Commission board president Shane Wilkin said he recently attended the 2016 Opiate Conference in Columbus, as did FRS’s Joe Adray who was also at Wednesday’s meeting.
Wilkin said the opiate problem is “pretty rampant” throughout the state. An example given at the conference, he said, were the results of a pilot program in Ross County. He said that for every person in that county over a year’s time, there were enough opiate prescriptions written to provide 100 prescriptions per person.
At the gathering Wilkin said he learned about what some other counties are doing to combat the problem. One of those was Clermont County devoting a wing of its jail for a program whereby qualifying offenders can volunteer to be housed and receive counseling.
He said he has spoken some on the matter to Highland County Common Pleas Court Judge Rocky Coss who expressed interest in learning more about the program.
Wilkin said he’s heard questions about why the opiate problem is so bad in Highland County, and he said he has learned, “It’s bad everywhere.”
Adray said to Highland County, the issue feels like it a local problem, but he said when you look at the whole picture the county is clearly not alone on dealing with the issue.
He said he viewed a map from about 12 years ago where the problem areas were highlighted.

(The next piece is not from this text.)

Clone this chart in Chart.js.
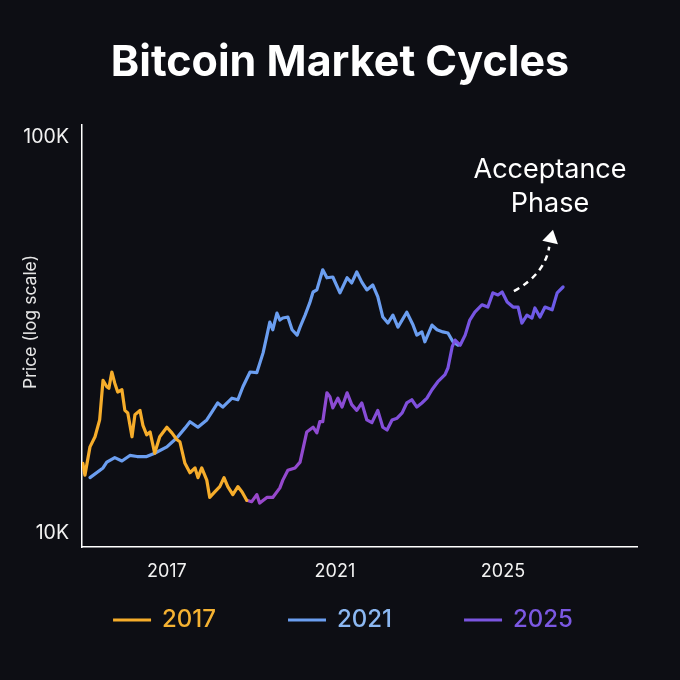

In that year there were three or four spots, he said. By 2011 there were all but two of Ohio’s counties highlighted on that map, and all 88 counties by 2012.
“It isn’t localized. It isn’t just us,” Adray said.

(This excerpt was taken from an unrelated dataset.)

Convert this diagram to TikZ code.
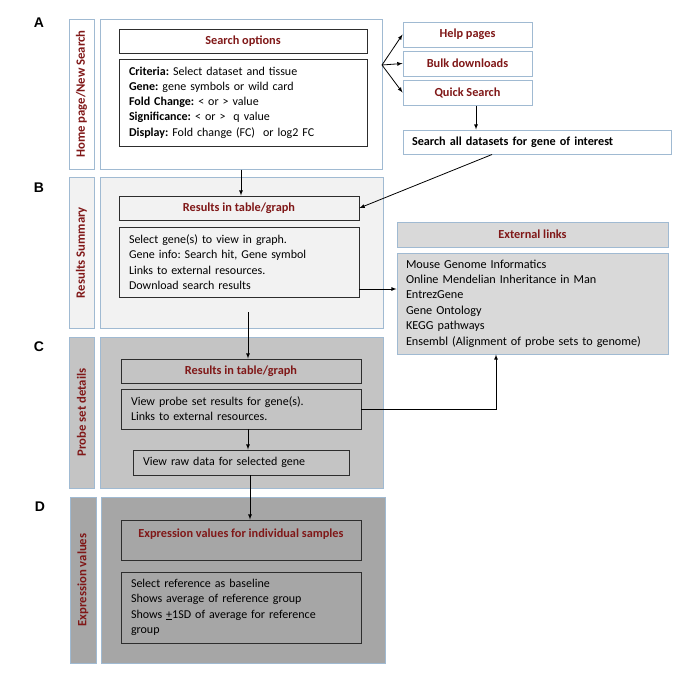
\documentclass[tikz,border=0pt]{standalone}
\usepackage{fontspec}
\setmainfont{Carlito}
\newfontfamily\lettrefont{Liberation Sans}
\frenchspacing
\usetikzlibrary{shapes,arrows}
\definecolor{bordbleu}{RGB}{160,186,210}
\definecolor{rougetitre}{RGB}{128,24,24}
\definecolor{bordnoir}{RGB}{45,45,45}
\definecolor{grisB}{RGB}{242,242,242}
\definecolor{grisC}{RGB}{196,196,196}
\definecolor{grisD}{RGB}{166,166,166}
\definecolor{grisext}{RGB}{217,217,217}

\begin{document}
\begin{tikzpicture}[x=1pt,y=-1pt]
 % cadre
  \useasboundingbox (0,0) rectangle (685,675);
 % style des noeuds
  \tikzstyle{panneau}=[rectangle,draw=bordbleu,line width=1pt,inner sep=0pt]
  \tikzstyle{bande}=[panneau,rotate=90,minimum height=25pt,text=rougetitre,font=\fontsize{12.7}{15}\selectfont\bfseries]
  \tikzstyle{titre}=[rectangle,draw=bordnoir,line width=0.9pt,minimum height=24pt,inner sep=0pt,text=rougetitre,font=\fontsize{12.3}{14}\selectfont\bfseries]
  \tikzstyle{texte}=[rectangle,draw=bordnoir,line width=0.9pt,inner xsep=10pt,inner ysep=0pt,align=left,font=\fontsize{12}{15.3}\selectfont]
  \tikzstyle{lien}=[rectangle,draw=bordbleu,line width=1pt,fill=white,inner sep=0pt,minimum width=129pt,minimum height=25pt,text=rougetitre,font=\fontsize{12.3}{14}\selectfont\bfseries]
  \tikzstyle{externe}=[rectangle,draw=bordbleu,line width=1pt,fill=grisext,inner sep=0pt,minimum width=271pt]
  \tikzstyle{lettre}=[font=\lettrefont\fontsize{14}{16}\selectfont\bfseries]
 % style des fleches
  \tikzstyle{suite}=[->,>=latex,line width=0.8pt]
 % panneaux A a D
  \node[panneau,fill=white,minimum width=282pt,minimum height=150pt] (panA) at (241,94) {};
  \node[bande,fill=white,minimum width=150pt] (bandeA) at (81.5,94) {Home page/New Search};
  \node[panneau,fill=grisB,minimum width=283pt,minimum height=151pt] (panB) at (241.5,252.5) {};
  \node[bande,fill=grisB,minimum width=151pt] (bandeB) at (81.5,252.5) {Results Summary};
  \node[panneau,fill=grisC,minimum width=283pt,minimum height=151pt] (panC) at (241.5,412.5) {};
  \node[bande,fill=grisC,minimum width=151pt] (bandeC) at (81.5,412.5) {Probe set details};
  \node[panneau,fill=grisD,minimum width=284pt,minimum height=166pt] (panD) at (243,580) {};
  \node[bande,fill=grisD,minimum width=166pt,minimum height=26pt] (bandeD) at (83,580) {Expression values};
 % lettres
  \node[lettre] (lA) at (39,23) {A};
  \node[lettre] (lB) at (39,188) {B};
  \node[lettre] (lC) at (39,347) {C};
  \node[lettre] (lD) at (40,507) {D};
 % placement des noeuds
  \node[titre,minimum width=248pt] (options) at (243,41) {Search options};
  \node[texte,text width=228pt,minimum height=87pt] (criteres) at (243,102.5) {\textbf{Criteria:} Select dataset and tissue\\ \textbf{Gene:} gene symbols or wild card\\ \textbf{Fold Change:} < or > value\\ \textbf{Significance:} < or >\ \ q value\\ \textbf{Display:} Fold change (FC)\ \ or log2 FC};
  \node[titre,minimum width=240pt] (resB) at (239,208) {Results in table/graph};
  \node[texte,text width=220pt,minimum height=70pt] (infoB) at (239,262) {Select gene(s) to view in graph.\\ Gene info: Search hit, Gene symbol\\ Links to external resources.\\ Download search results};
  \node[titre,minimum width=240pt] (resC) at (241,371) {Results in table/graph};
  \node[texte,text width=220pt,minimum height=40pt] (sonde) at (241,409) {View probe set results for gene(s).\\ Links to external resources.};
  \node[texte,text width=196pt,minimum height=25pt] (brut) at (241,462.5) {View raw data for selected gene};
  \node[titre,minimum width=240pt,minimum height=40pt,text height=13pt,text depth=19pt] (expr) at (241,540) {Expression values for individual samples};
  \node[texte,text width=220pt,minimum height=71pt] (refer) at (241,607.5) {Select reference as baseline\\ Shows average of reference group\\ Shows \underline{+}1SD of average for reference\\ group};
  \node[lien] (aide) at (467.5,34.5) {Help pages};
  \node[lien] (masse) at (467.5,63.5) {Bulk downloads};
  \node[lien] (rapide) at (467.5,92.5) {Quick Search};
  \node[rectangle,draw=bordbleu,line width=1pt,fill=white,inner xsep=9pt,inner ysep=0pt,text width=250pt,minimum height=24pt,font=\fontsize{12.2}{14}\selectfont\bfseries] (tous) at (537,142) {Search all datasets for gene of interest};
  \node[externe,minimum height=25pt,text=rougetitre,font=\fontsize{12.3}{14}\selectfont\bfseries] (extT) at (532.5,234.5) {External links};
  \node[externe,inner xsep=9pt,text width=253pt,align=left,minimum height=101pt,font=\fontsize{12.2}{15.4}\selectfont] (extB) at (532.5,303.5) {Mouse Genome Informatics\\ Online Mendelian Inheritance in Man\\ EntrezGene\\ Gene Ontology\\ KEGG pathways\\ Ensembl (Alignment of probe sets to genome)};
 % points de depart
  \coordinate (fourche) at (382,65);
  \coordinate (depB) at (248,312);
 % placement des fleches
  \draw[suite] (fourche) -- (aide.west);
  \draw[suite] (fourche) -- (masse.west);
  \draw[suite] (fourche) -- (rapide.west);
  \draw[suite] ([xshift=8.5pt]rapide.south) -- ([xshift=8.5pt]rapide.south |- tous.north);
  \draw[suite] ([xshift=-45pt]tous.south) -- (resB.east);
  \draw[suite] (panA.south) -- (panA.south |- resB.north);
  \draw[suite] ([yshift=-27pt]infoB.east) -- ([yshift=-27pt]infoB.east -| extB.west);
  \draw[suite] (depB) -- (depB |- resC.north);
  \draw[suite] (sonde.east) -| ([xshift=-36.5pt]extB.south);
  \draw[suite] ([xshift=7pt]sonde.south) -- ([xshift=7pt]brut.north);
  \draw[suite] ([xshift=9pt]brut.south) -- ([xshift=9pt]expr.north);
\end{tikzpicture}
\end{document}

He said there are a number of groups, like the Highland County Drug Abuse Prevention Coalition and others, trying to figure out how to combat opiate addiction, but that “there’s no one answer that is going to change the epidemic.”
It is a problem with “no easy fix,” he said, and something that will take some time to make better.
Adray said that at the same time eight people were brutally murdered in Pike County last month, six people in another Ohio town died from overdoses in a 24 hour period, but that was something the people didn’t hear about. The deaths were attributed to “bad heroin,” he said.
Each year in Ohio, Adray said 2,500 people die due to opiate overdose. And he said a “significant amount” of those with opiate addiction started on that road through an opiate prescription. He said the brain doesn’t know the difference between a prescription opiate and heroin.
Wilkin spoke again about the conference attended by himself and Adray, noting that it was “interesting the different approaches” being taken throughout the state to fight the opiate problems communities face.
“There’s going to have to be some different strategies to combat this,” Wilkin said, because “locking them up” is not working.
On another matter, Adray and Board of DD Superintendent Debra Buccilla told commissioners that the Board of DD would be assuming the service coordinator component of Help Me Grow beginning July 1.
FRS took over the administration of Help Me Grow in 2015. But Adray said that the Board of DD is better equipped to administer the service coordinator component because the Board of DD has therapists in place and “can provide a better service.”
“I think … it will be a better service with more options,” Adray said.
Buccilla said that board members agreed at the Board of DD’s April meeting. “We feel it’s an excellent fit,” she said.
The Highland County Board of Commissioners meets each Wednesday at 8:30 a.m. on the second floor of the county administration building, 119 Governor Foraker Pl., Hillsboro. The meetings are open to the public.